------ Provided data

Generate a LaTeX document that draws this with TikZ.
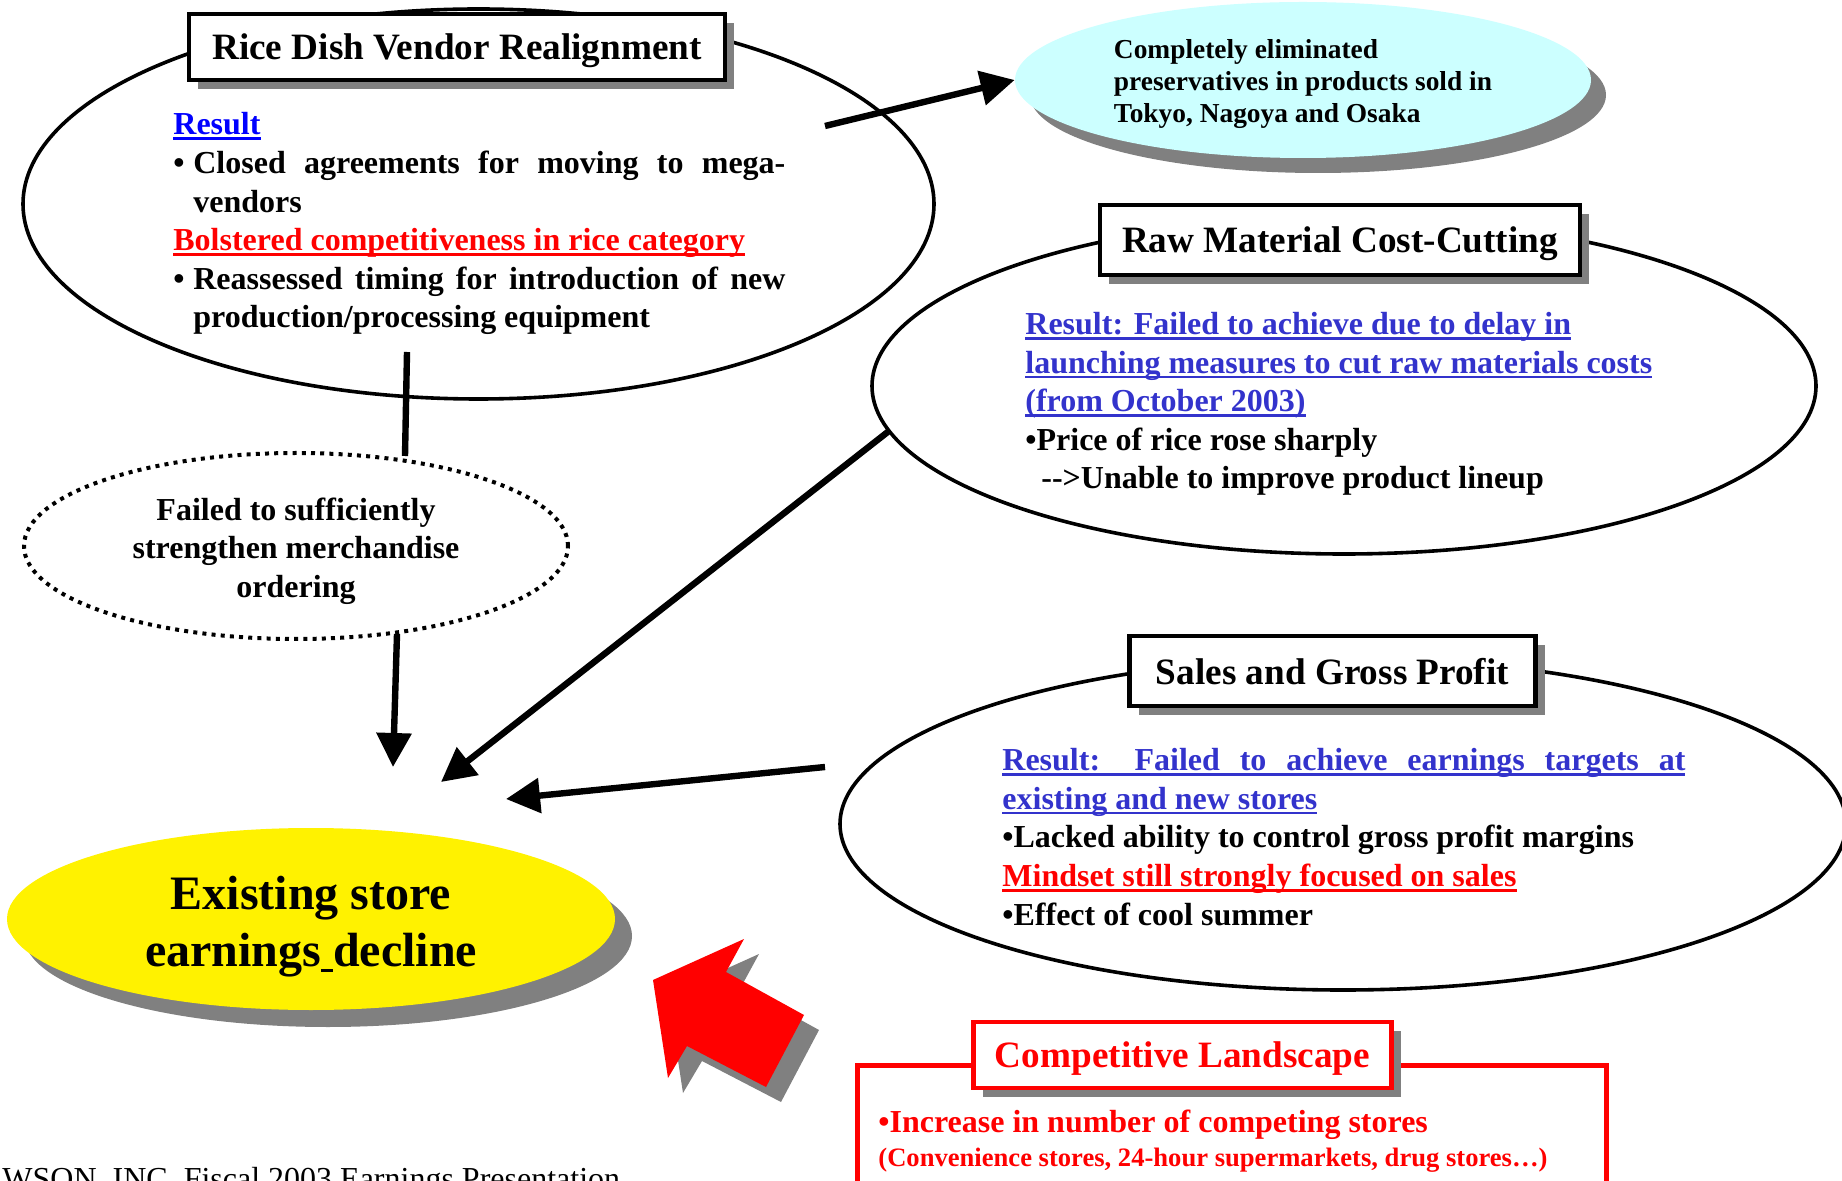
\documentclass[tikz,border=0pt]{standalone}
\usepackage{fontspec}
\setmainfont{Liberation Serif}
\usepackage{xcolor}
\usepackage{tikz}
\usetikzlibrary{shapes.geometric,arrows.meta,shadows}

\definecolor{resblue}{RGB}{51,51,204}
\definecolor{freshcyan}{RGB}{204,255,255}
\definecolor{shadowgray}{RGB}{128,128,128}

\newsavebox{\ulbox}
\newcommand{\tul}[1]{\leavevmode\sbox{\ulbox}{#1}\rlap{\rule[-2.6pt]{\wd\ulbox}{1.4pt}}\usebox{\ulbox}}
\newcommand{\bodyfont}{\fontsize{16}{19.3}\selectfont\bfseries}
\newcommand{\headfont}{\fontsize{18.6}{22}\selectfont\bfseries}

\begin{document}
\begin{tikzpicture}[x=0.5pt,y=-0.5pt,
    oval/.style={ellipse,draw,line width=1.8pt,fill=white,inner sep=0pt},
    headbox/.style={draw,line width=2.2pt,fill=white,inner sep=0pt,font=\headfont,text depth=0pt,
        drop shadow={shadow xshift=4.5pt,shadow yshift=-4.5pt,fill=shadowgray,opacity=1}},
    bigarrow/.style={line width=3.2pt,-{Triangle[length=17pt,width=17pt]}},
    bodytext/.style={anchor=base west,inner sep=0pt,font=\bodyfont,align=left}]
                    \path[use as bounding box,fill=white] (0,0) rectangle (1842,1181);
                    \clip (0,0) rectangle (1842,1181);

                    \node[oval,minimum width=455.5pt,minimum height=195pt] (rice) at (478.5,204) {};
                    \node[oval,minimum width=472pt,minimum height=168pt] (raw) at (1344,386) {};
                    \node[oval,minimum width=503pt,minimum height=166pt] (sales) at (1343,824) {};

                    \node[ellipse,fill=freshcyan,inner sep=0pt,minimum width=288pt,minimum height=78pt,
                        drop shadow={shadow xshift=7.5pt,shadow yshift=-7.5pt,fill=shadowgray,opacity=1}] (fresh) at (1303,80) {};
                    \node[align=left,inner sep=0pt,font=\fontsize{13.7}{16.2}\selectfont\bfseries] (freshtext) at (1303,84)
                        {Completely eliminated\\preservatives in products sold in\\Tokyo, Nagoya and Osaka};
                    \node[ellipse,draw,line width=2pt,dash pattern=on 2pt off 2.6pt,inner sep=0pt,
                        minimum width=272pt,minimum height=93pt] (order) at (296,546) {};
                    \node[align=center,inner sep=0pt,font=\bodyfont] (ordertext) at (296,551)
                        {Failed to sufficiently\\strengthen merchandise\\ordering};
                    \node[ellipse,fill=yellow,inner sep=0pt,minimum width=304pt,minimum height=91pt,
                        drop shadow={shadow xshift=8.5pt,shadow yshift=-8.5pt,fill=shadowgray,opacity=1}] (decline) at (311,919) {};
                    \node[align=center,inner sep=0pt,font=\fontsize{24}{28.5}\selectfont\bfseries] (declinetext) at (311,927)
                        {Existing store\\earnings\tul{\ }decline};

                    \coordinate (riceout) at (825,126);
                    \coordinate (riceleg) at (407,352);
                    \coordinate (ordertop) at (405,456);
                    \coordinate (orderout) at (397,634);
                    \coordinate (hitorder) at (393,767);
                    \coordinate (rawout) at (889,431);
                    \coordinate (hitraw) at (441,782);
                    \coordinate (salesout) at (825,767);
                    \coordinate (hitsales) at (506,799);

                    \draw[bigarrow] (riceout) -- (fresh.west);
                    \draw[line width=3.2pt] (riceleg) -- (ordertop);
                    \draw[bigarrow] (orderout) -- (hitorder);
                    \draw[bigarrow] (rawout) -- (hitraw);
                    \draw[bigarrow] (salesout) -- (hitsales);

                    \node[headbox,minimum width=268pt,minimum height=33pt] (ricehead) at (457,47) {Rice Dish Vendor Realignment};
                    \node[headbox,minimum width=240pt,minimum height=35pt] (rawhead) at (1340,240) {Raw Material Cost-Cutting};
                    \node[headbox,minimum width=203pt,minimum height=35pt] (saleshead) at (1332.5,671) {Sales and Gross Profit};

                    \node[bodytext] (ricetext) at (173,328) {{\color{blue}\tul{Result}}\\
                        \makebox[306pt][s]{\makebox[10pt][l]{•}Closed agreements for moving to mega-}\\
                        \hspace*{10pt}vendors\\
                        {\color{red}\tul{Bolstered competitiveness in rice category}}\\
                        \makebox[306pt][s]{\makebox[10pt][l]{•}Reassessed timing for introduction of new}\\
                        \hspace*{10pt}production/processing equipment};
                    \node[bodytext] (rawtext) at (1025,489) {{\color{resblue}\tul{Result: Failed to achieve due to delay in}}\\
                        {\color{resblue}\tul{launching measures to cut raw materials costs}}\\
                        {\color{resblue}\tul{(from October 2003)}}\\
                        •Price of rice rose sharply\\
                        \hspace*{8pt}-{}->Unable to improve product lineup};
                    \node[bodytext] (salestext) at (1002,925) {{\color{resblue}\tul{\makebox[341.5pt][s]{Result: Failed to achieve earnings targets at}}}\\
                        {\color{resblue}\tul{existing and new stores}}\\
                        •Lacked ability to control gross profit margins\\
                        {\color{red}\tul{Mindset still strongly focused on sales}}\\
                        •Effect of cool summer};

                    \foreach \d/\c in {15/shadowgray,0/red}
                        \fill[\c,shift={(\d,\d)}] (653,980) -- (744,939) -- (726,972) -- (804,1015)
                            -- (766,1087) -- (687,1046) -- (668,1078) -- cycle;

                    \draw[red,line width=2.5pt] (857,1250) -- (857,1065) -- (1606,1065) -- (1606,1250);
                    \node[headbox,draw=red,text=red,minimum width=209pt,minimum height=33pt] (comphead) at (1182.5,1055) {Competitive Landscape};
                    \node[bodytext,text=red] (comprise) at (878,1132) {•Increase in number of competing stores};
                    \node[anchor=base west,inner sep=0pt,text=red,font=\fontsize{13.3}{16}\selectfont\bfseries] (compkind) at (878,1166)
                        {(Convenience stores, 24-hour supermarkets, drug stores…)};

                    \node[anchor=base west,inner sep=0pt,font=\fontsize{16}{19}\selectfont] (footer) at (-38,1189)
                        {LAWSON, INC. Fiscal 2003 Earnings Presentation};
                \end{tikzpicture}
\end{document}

------------

Repeat the listing above exactly, with no pictures.

#### [Result of the exercise]
Generate a LaTeX document that draws this with TikZ.
\documentclass[tikz,border=0pt]{standalone}
\usepackage{fontspec}
\setmainfont{Liberation Serif}
\usepackage{xcolor}
\usepackage{tikz}
\usetikzlibrary{shapes.geometric,arrows.meta,shadows}

\definecolor{resblue}{RGB}{51,51,204}
\definecolor{freshcyan}{RGB}{204,255,255}
\definecolor{shadowgray}{RGB}{128,128,128}

\newsavebox{\ulbox}
\newcommand{\tul}[1]{\leavevmode\sbox{\ulbox}{#1}\rlap{\rule[-2.6pt]{\wd\ulbox}{1.4pt}}\usebox{\ulbox}}
\newcommand{\bodyfont}{\fontsize{16}{19.3}\selectfont\bfseries}
\newcommand{\headfont}{\fontsize{18.6}{22}\selectfont\bfseries}

\begin{document}
\begin{tikzpicture}[x=0.5pt,y=-0.5pt,
    oval/.style={ellipse,draw,line width=1.8pt,fill=white,inner sep=0pt},
    headbox/.style={draw,line width=2.2pt,fill=white,inner sep=0pt,font=\headfont,text depth=0pt,
        drop shadow={shadow xshift=4.5pt,shadow yshift=-4.5pt,fill=shadowgray,opacity=1}},
    bigarrow/.style={line width=3.2pt,-{Triangle[length=17pt,width=17pt]}},
    bodytext/.style={anchor=base west,inner sep=0pt,font=\bodyfont,align=left}]
                    \path[use as bounding box,fill=white] (0,0) rectangle (1842,1181);
                    \clip (0,0) rectangle (1842,1181);

                    \node[oval,minimum width=455.5pt,minimum height=195pt] (rice) at (478.5,204) {};
                    \node[oval,minimum width=472pt,minimum height=168pt] (raw) at (1344,386) {};
                    \node[oval,minimum width=503pt,minimum height=166pt] (sales) at (1343,824) {};

                    \node[ellipse,fill=freshcyan,inner sep=0pt,minimum width=288pt,minimum height=78pt,
                        drop shadow={shadow xshift=7.5pt,shadow yshift=-7.5pt,fill=shadowgray,opacity=1}] (fresh) at (1303,80) {};
                    \node[align=left,inner sep=0pt,font=\fontsize{13.7}{16.2}\selectfont\bfseries] (freshtext) at (1303,84)
                        {Completely eliminated\\preservatives in products sold in\\Tokyo, Nagoya and Osaka};
                    \node[ellipse,draw,line width=2pt,dash pattern=on 2pt off 2.6pt,inner sep=0pt,
                        minimum width=272pt,minimum height=93pt] (order) at (296,546) {};
                    \node[align=center,inner sep=0pt,font=\bodyfont] (ordertext) at (296,551)
                        {Failed to sufficiently\\strengthen merchandise\\ordering};
                    \node[ellipse,fill=yellow,inner sep=0pt,minimum width=304pt,minimum height=91pt,
                        drop shadow={shadow xshift=8.5pt,shadow yshift=-8.5pt,fill=shadowgray,opacity=1}] (decline) at (311,919) {};
                    \node[align=center,inner sep=0pt,font=\fontsize{24}{28.5}\selectfont\bfseries] (declinetext) at (311,927)
                        {Existing store\\earnings\tul{\ }decline};

                    \coordinate (riceout) at (825,126);
                    \coordinate (riceleg) at (407,352);
                    \coordinate (ordertop) at (405,456);
                    \coordinate (orderout) at (397,634);
                    \coordinate (hitorder) at (393,767);
                    \coordinate (rawout) at (889,431);
                    \coordinate (hitraw) at (441,782);
                    \coordinate (salesout) at (825,767);
                    \coordinate (hitsales) at (506,799);

                    \draw[bigarrow] (riceout) -- (fresh.west);
                    \draw[line width=3.2pt] (riceleg) -- (ordertop);
                    \draw[bigarrow] (orderout) -- (hitorder);
                    \draw[bigarrow] (rawout) -- (hitraw);
                    \draw[bigarrow] (salesout) -- (hitsales);

                    \node[headbox,minimum width=268pt,minimum height=33pt] (ricehead) at (457,47) {Rice Dish Vendor Realignment};
                    \node[headbox,minimum width=240pt,minimum height=35pt] (rawhead) at (1340,240) {Raw Material Cost-Cutting};
                    \node[headbox,minimum width=203pt,minimum height=35pt] (saleshead) at (1332.5,671) {Sales and Gross Profit};

                    \node[bodytext] (ricetext) at (173,328) {{\color{blue}\tul{Result}}\\
                        \makebox[306pt][s]{\makebox[10pt][l]{•}Closed agreements for moving to mega-}\\
                        \hspace*{10pt}vendors\\
                        {\color{red}\tul{Bolstered competitiveness in rice category}}\\
                        \makebox[306pt][s]{\makebox[10pt][l]{•}Reassessed timing for introduction of new}\\
                        \hspace*{10pt}production/processing equipment};
                    \node[bodytext] (rawtext) at (1025,489) {{\color{resblue}\tul{Result: Failed to achieve due to delay in}}\\
                        {\color{resblue}\tul{launching measures to cut raw materials costs}}\\
                        {\color{resblue}\tul{(from October 2003)}}\\
                        •Price of rice rose sharply\\
                        \hspace*{8pt}-{}->Unable to improve product lineup};
                    \node[bodytext] (salestext) at (1002,925) {{\color{resblue}\tul{\makebox[341.5pt][s]{Result: Failed to achieve earnings targets at}}}\\
                        {\color{resblue}\tul{existing and new stores}}\\
                        •Lacked ability to control gross profit margins\\
                        {\color{red}\tul{Mindset still strongly focused on sales}}\\
                        •Effect of cool summer};

                    \foreach \d/\c in {15/shadowgray,0/red}
                        \fill[\c,shift={(\d,\d)}] (653,980) -- (744,939) -- (726,972) -- (804,1015)
                            -- (766,1087) -- (687,1046) -- (668,1078) -- cycle;

                    \draw[red,line width=2.5pt] (857,1250) -- (857,1065) -- (1606,1065) -- (1606,1250);
                    \node[headbox,draw=red,text=red,minimum width=209pt,minimum height=33pt] (comphead) at (1182.5,1055) {Competitive Landscape};
                    \node[bodytext,text=red] (comprise) at (878,1132) {•Increase in number of competing stores};
                    \node[anchor=base west,inner sep=0pt,text=red,font=\fontsize{13.3}{16}\selectfont\bfseries] (compkind) at (878,1166)
                        {(Convenience stores, 24-hour supermarkets, drug stores…)};

                    \node[anchor=base west,inner sep=0pt,font=\fontsize{16}{19}\selectfont] (footer) at (-38,1189)
                        {LAWSON, INC. Fiscal 2003 Earnings Presentation};
                \end{tikzpicture}
\end{document}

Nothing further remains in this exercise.